New figures from the Central Statistics Office show that seasonally adjusted exports rose by 7% in May from the previous month, while imports rose by 3%. Economists generally welcomed the figures.

On an unadjusted basis, the value of exports in May showed no change from the same time the previous year, while the value of imports slumped 11%.

Breaking down the figures, the CSO says the January-April stats show that exports decreased by 4% from €30.179 billion to €28.927 billion the same time the previous year. Exports of computer equipment fell by 23%, organic chemicals were down 13%, metalliferous ores by 20% while eggs and dairy export products decreased by 17%.

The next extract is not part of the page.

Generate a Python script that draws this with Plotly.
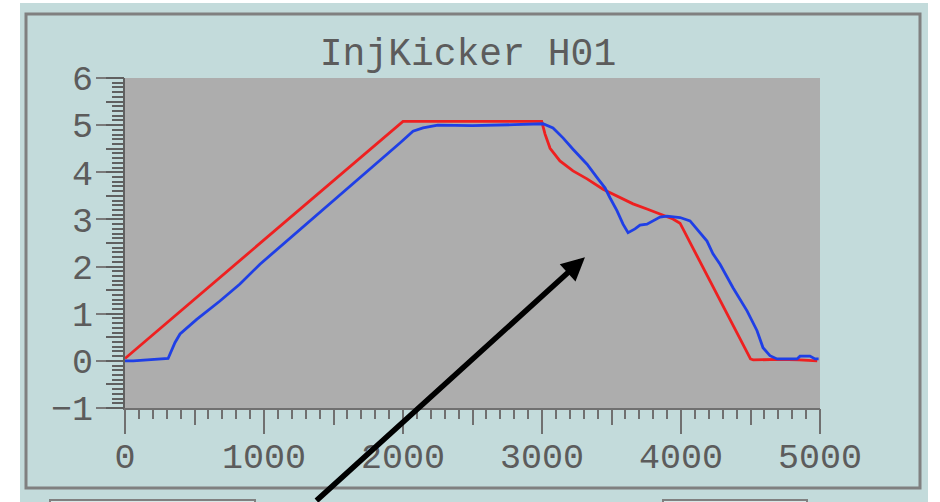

However, exports of petroleum products soared by 79% in the first four months of the year, while chemical materials rose by 47%, medical and pharmaceutical products by 8% and electrical machinery by 5%.

The figures also show that imports fell by 5% in the four months from January to April, falling from €21.505 billion to €20.544 billion. Imports of computer equipment fell by 23%, other transport equipment was down 19%, road vehicles slowed by 16% and electrical machinery decreased by 14%.

Imports of fertilisers jumped by 91%, petroleum products by 24%, medical and pharmaceutical products by 16%, gas by 16% and organic chemicals by 8%, the CSO added.

Stockbroker Davy described the figures as 'reasonably healthy', saying that exports are up in volume terms in Q2. It points out that the majority of Irish goods exports are priced in dollars because manufacturing industry is dominated by US-owned firms. Davy says exports to China have been a bright spot, up 38% in January-May as exports to almost all other destinations fell in value.

Bloxham's Alan McQuaid said exports had held up well so far this year, though currency movements would probably affect the performance as the year went on.